# Aim of the exercise
Take the lines from the top down to and including the one with "const unitLabel = '%';" and repeat them exactly. Omit images.

# Material provided
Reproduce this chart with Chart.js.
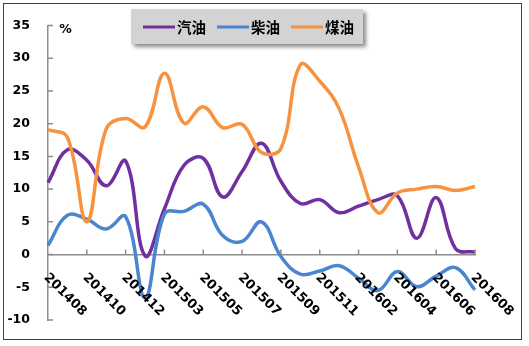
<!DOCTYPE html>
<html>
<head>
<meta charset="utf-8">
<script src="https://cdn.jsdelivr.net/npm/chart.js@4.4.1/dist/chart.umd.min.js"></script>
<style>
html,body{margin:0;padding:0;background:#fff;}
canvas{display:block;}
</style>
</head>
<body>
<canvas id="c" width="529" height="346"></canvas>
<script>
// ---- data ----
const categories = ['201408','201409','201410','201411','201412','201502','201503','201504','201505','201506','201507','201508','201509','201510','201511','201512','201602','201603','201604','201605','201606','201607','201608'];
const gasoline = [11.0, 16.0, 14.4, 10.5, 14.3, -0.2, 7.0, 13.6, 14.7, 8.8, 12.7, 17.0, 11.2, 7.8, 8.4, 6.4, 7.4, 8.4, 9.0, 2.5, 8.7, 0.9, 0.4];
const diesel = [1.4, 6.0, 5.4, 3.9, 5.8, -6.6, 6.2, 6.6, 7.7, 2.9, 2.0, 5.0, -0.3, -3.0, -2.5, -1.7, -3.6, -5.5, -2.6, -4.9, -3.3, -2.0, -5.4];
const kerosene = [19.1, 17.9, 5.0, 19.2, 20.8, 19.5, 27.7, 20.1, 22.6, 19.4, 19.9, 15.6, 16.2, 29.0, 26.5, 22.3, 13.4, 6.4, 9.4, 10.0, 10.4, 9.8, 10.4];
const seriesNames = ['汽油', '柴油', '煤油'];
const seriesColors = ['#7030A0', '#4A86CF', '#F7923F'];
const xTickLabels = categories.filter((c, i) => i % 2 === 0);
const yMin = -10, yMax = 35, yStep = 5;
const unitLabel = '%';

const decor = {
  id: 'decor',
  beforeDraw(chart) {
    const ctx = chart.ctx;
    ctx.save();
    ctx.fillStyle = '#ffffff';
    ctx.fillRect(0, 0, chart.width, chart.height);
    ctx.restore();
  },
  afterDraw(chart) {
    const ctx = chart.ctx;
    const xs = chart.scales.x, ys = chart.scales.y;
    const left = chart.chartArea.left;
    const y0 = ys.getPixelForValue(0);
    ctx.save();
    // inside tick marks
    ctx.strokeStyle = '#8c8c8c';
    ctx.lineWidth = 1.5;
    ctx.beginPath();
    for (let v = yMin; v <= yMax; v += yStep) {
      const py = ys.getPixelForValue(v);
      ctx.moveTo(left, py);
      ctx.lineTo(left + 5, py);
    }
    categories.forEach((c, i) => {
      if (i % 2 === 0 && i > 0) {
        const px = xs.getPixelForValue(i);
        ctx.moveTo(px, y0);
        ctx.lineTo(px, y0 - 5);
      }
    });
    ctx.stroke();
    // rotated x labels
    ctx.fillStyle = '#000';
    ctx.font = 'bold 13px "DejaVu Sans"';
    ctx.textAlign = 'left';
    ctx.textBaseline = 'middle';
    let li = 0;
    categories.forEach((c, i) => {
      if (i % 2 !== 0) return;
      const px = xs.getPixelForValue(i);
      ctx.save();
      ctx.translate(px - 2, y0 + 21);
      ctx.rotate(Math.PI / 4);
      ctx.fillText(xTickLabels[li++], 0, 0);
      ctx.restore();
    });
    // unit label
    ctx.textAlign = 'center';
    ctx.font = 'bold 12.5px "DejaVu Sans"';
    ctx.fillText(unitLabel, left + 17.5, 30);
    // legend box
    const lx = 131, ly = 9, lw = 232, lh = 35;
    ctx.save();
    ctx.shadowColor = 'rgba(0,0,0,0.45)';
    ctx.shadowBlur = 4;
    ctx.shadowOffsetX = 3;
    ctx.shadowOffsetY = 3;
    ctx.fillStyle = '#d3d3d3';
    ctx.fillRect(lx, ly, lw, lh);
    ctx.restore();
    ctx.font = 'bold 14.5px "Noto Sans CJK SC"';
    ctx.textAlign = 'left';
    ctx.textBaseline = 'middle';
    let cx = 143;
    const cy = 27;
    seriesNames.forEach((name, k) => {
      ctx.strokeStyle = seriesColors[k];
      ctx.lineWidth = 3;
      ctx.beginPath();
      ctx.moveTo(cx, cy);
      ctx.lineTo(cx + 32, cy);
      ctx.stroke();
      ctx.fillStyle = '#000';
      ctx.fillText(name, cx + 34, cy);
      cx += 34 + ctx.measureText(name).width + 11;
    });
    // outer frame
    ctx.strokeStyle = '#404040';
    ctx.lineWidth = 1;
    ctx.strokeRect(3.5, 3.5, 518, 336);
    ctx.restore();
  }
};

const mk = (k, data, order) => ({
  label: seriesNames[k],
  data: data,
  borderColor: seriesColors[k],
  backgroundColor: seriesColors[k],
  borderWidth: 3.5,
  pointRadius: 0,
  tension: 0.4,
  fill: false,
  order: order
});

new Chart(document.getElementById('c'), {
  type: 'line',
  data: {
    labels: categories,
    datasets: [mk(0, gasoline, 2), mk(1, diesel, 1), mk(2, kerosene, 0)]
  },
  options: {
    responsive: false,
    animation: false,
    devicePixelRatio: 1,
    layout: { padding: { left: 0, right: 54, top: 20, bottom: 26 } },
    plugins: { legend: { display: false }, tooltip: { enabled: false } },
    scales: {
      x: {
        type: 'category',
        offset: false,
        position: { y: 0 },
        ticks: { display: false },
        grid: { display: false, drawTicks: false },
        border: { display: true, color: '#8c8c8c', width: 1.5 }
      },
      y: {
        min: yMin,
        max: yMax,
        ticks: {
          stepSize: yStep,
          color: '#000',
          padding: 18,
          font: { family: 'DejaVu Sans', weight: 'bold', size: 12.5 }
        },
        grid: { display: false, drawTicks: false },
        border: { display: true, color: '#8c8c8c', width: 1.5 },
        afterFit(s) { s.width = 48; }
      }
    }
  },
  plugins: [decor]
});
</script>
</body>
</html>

# Task response
Reproduce this chart with Chart.js.
<!DOCTYPE html>
<html>
<head>
<meta charset="utf-8">
<script src="https://cdn.jsdelivr.net/npm/chart.js@4.4.1/dist/chart.umd.min.js"></script>
<style>
html,body{margin:0;padding:0;background:#fff;}
canvas{display:block;}
</style>
</head>
<body>
<canvas id="c" width="529" height="346"></canvas>
<script>
// ---- data ----
const categories = ['201408','201409','201410','201411','201412','201502','201503','201504','201505','201506','201507','201508','201509','201510','201511','201512','201602','201603','201604','201605','201606','201607','201608'];
const gasoline = [11.0, 16.0, 14.4, 10.5, 14.3, -0.2, 7.0, 13.6, 14.7, 8.8, 12.7, 17.0, 11.2, 7.8, 8.4, 6.4, 7.4, 8.4, 9.0, 2.5, 8.7, 0.9, 0.4];
const diesel = [1.4, 6.0, 5.4, 3.9, 5.8, -6.6, 6.2, 6.6, 7.7, 2.9, 2.0, 5.0, -0.3, -3.0, -2.5, -1.7, -3.6, -5.5, -2.6, -4.9, -3.3, -2.0, -5.4];
const kerosene = [19.1, 17.9, 5.0, 19.2, 20.8, 19.5, 27.7, 20.1, 22.6, 19.4, 19.9, 15.6, 16.2, 29.0, 26.5, 22.3, 13.4, 6.4, 9.4, 10.0, 10.4, 9.8, 10.4];
const seriesNames = ['汽油', '柴油', '煤油'];
const seriesColors = ['#7030A0', '#4A86CF', '#F7923F'];
const xTickLabels = categories.filter((c, i) => i % 2 === 0);
const yMin = -10, yMax = 35, yStep = 5;
const unitLabel = '%';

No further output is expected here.